这时我们注意到,290-291行,play的运行过程是由strategy来负责的:
# and run the play using the strategy and cleanup on way out
play_return = strategy.run(iterator, play_context)
而strategy对象是根据self,即TaskQueueManager对象创建的(269-270行):
# load the specified strategy (or the default linear one)
strategy = strategy_loader.get(new_play.strategy, self)
这时可以到strategy中查看它是如何做的。
默认的strategy是liner(lib/ansible/plugins/strategy/liner.py),但其中仅有一次对workers的引用,是用来处理结果信息的,显然不是我们要寻找的内容。
再去strategy的基类StrategyBase中查找,发现了在liner strategy的run中有调用的_queue_task方法:
lib/ansible/plugins/strategy/__init__.py,279-336行:
def _queue_task(self, host, task, task_vars, play_context):
''' handles queueing the task up to be sent to a worker '''
display.debug("entering _queue_task() for %s/%s" % (host.name, task.action))
# Add a write lock for tasks.
# Maybe this should be added somewhere further up the call stack but
# this is the earliest in the code where we have task (1) extracted
# into its own variable and (2) there's only a single code path
# leading to the module being run.

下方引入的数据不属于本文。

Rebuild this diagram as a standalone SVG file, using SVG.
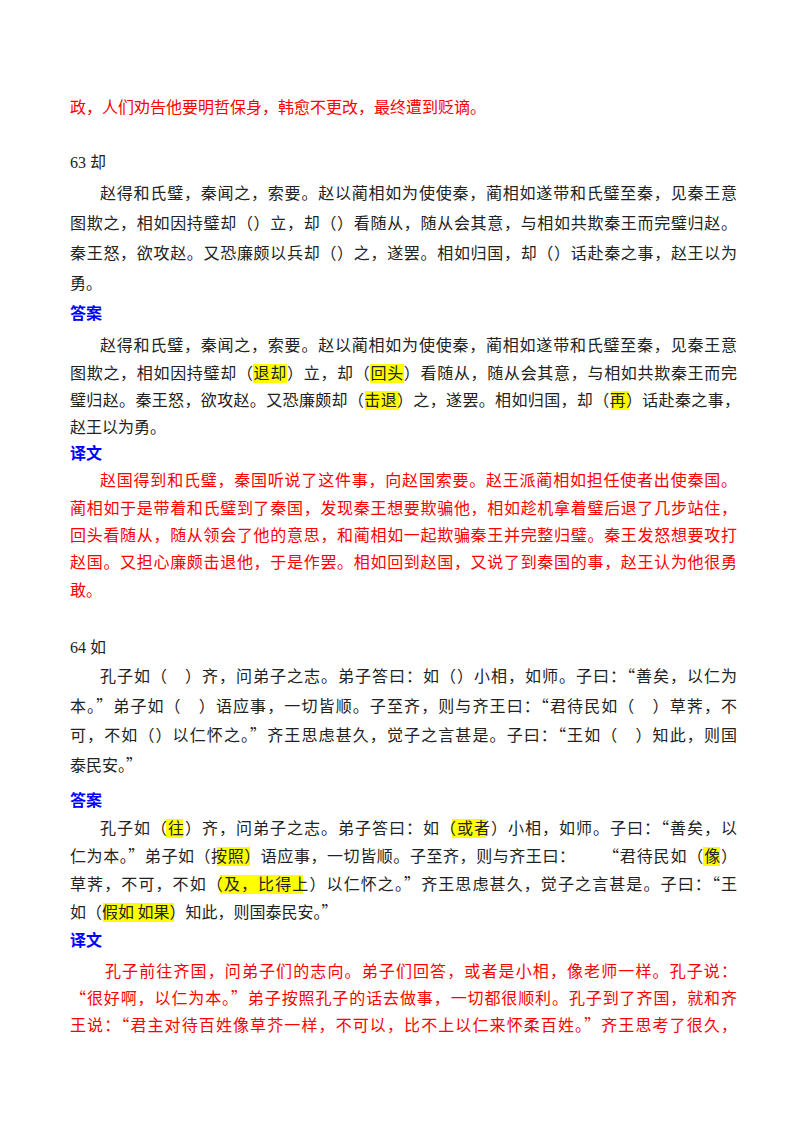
<svg xmlns="http://www.w3.org/2000/svg" width="800" height="1132" viewBox="0 0 800 1132">
<style>
text{font-family:"Noto Sans CJK SC","Liberation Serif",sans-serif;font-size:16px;fill:#222}
.n{font-family:"Liberation Serif","Noto Sans CJK SC",serif}
.r{fill:#f00}
.h{font-weight:bold;fill:#00f}
.hl{fill:#ff0}
</style>
<rect width="800" height="1132" fill="#fff"/>
<g id="highlights">
<rect class="hl" x="253" y="364" width="34" height="19"/>
<rect class="hl" x="370" y="364" width="34" height="19"/>
<rect class="hl" x="365" y="391" width="34" height="19"/>
<rect class="hl" x="611" y="391" width="18" height="19"/>
<rect class="hl" x="166" y="819" width="17" height="19"/>
<rect class="hl" x="452" y="819" width="34" height="19"/>
<rect class="hl" x="217" y="847" width="33" height="19"/>
<rect class="hl" x="703" y="847" width="17" height="19"/>
<rect class="hl" x="220" y="875" width="83" height="19"/>
<rect class="hl" x="103" y="903" width="71" height="19"/>
</g>
<text class="r" x="70" y="113">政，人们劝告他要明哲保身，韩愈不更改，最终遭到贬谪。</text>
<text class="n" x="70" y="168">63 却</text>
<text x="100" y="199" textLength="637" lengthAdjust="spacing">赵得和氏璧，秦闻之，索要。赵以蔺相如为使使秦，蔺相如遂带和氏璧至秦，见秦王意</text>
<text x="70" y="229" textLength="667" lengthAdjust="spacing">图欺之，相如因持璧却（）立，却（）看随从，随从会其意，与相如共欺秦王而完璧归赵。</text>
<text x="70" y="259" textLength="667" lengthAdjust="spacing">秦王怒，欲攻赵。又恐廉颇以兵却（）之，遂罢。相如归国，却（）话赴秦之事，赵王以为</text>
<text x="70" y="289">勇。</text>
<text class="h" x="70" y="319">答案</text>
<text x="100" y="351" textLength="637" lengthAdjust="spacing">赵得和氏璧，秦闻之，索要。赵以蔺相如为使使秦，蔺相如遂带和氏璧至秦，见秦王意</text>
<text x="70" y="379" textLength="667" lengthAdjust="spacing">图欺之，相如因持璧却（退却）立，却（回头）看随从，随从会其意，与相如共欺秦王而完</text>
<text x="70" y="406" textLength="670" lengthAdjust="spacing">璧归赵。秦王怒，欲攻赵。又恐廉颇却（击退）之，遂罢。相如归国，却（再）话赴秦之事，</text>
<text x="70" y="433">赵王以为勇。</text>
<text class="h" x="70" y="459">译文</text>
<text class="r" x="100" y="486" textLength="637" lengthAdjust="spacing">赵国得到和氏璧，秦国听说了这件事，向赵国索要。赵王派蔺相如担任使者出使秦国。</text>
<text class="r" x="70" y="514" textLength="667" lengthAdjust="spacing">蔺相如于是带着和氏璧到了秦国，发现秦王想要欺骗他，相如趁机拿着璧后退了几步站住，</text>
<text class="r" x="70" y="541" textLength="667" lengthAdjust="spacing">回头看随从，随从领会了他的意思，和蔺相如一起欺骗秦王并完整归璧。秦王发怒想要攻打</text>
<text class="r" x="70" y="568" textLength="667" lengthAdjust="spacing">赵国。又担心廉颇击退他，于是作罢。相如回到赵国，又说了到秦国的事，赵王认为他很勇</text>
<text class="r" x="70" y="596">敢。</text>
<text class="n" x="70" y="653">64 如</text>
<text x="100" y="682" textLength="637" lengthAdjust="spacing">孔子如（　）齐，问弟子之志。弟子答曰：如（）小相，如师。子曰：“善矣，以仁为</text>
<text x="70" y="712" textLength="667" lengthAdjust="spacing">本。”弟子如（　）语应事，一切皆顺。子至齐，则与齐王曰：“君待民如（　）草荠，不</text>
<text x="70" y="741" textLength="667" lengthAdjust="spacing">可，不如（）以仁怀之。”齐王思虑甚久，觉子之言甚是。子曰：“王如（　）知此，则国</text>
<text x="70" y="771">泰民安。”</text>
<text class="h" x="70" y="806">答案</text>
<text x="100" y="834" textLength="637" lengthAdjust="spacing">孔子如（往）齐，问弟子之志。弟子答曰：如（或者）小相，如师。子曰：“善矣，以</text>
<text x="70" y="862" textLength="505" lengthAdjust="spacing">仁为本。”弟子如（按照）语应事，一切皆顺。子至齐，则与齐王曰：</text>
<text x="603" y="862" textLength="134" lengthAdjust="spacing">“君待民如（像）</text>
<text x="70" y="890" textLength="667" lengthAdjust="spacing">草荠，不可，不如（及，比得上）以仁怀之。”齐王思虑甚久，觉子之言甚是。子曰：“王</text>
<text x="70" y="918">如（假如 如果）知此，则国泰民安。”</text>
<text class="h" x="70" y="946">译文</text>
<text class="r" x="105" y="977" textLength="632" lengthAdjust="spacing">孔子前往齐国，问弟子们的志向。弟子们回答，或者是小相，像老师一样。孔子说：</text>
<text class="r" x="70" y="1004" textLength="667" lengthAdjust="spacing">“很好啊，以仁为本。”弟子按照孔子的话去做事，一切都很顺利。孔子到了齐国，就和齐</text>
<text class="r" x="70" y="1031" textLength="667" lengthAdjust="spacing">王说：“君主对待百姓像草芥一样，不可以，比不上以仁来怀柔百姓。”齐王思考了很久，</text>
</svg>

This is called by three
# functions: __init__.py::_do_handler_run(), linear.py::run(), and
# free.py::run() so we'd have to add to all three to do it there.
# The next common higher level is __init__.py::run() and that has
# tasks inside of play_iterator so we'd have to extract them to do it
# there.
if task.action not in action_write_locks.action_write_locks:
display.debug('Creating lock for %s' % task.action)
action_write_locks.action_write_locks[task.action] = Lock()
# and then queue the new task
try:
# create a dummy object with plugin loaders set as an easier
# way to share them with the forked processes
shared_loader_obj = SharedPluginLoaderObj()
queued = False
starting_worker = self._cur_worker
while True:
worker_prc = self._workers[self._cur_worker]
if worker_prc is None or not worker_prc.is_alive():
self._queued_task_cache[(host.name, task._uuid)] = {
'host': host,
'task': task,
'task_vars': task_vars,
'play_context': play_context
}
worker_prc = WorkerProcess(self._final_q, task_vars, host, task, play_context, self._loader, self._variable_manager, shared_loader_obj)
self._workers[self._cur_worker] = worker_prc
worker_prc.start()
display.debug("worker is %d (out of %d available)" % (self._cur_worker + 1, len(self._workers)))
queued = True
self._cur_worker += 1
if self._cur_worker >= len(self._workers):
self._cur_worker = 0
if queued:
break
elif self._cur_worker == starting_worker:
time.sleep(0.0001)
self._pending_results += 1
except (EOFError, IOError, AssertionError) as e:
# most likely an abort
display.debug("got an error while queuing: %s" % e)
return
display.debug("exiting _queue_task() for %s/%s" % (host.name, task.action))
这里,self._cur_worker 是一个计数器,循环中,每次创建WorkerProcess对象后会+1.当self._cur_worker值达到_wokers的长度时,计数器会被清零,继续循环。直到有任务结束。相当于创建了一个子进程池,在未给全部任务分配子进程前,任意子进程退出后就会有新的子进程填补进来,运行新的任务。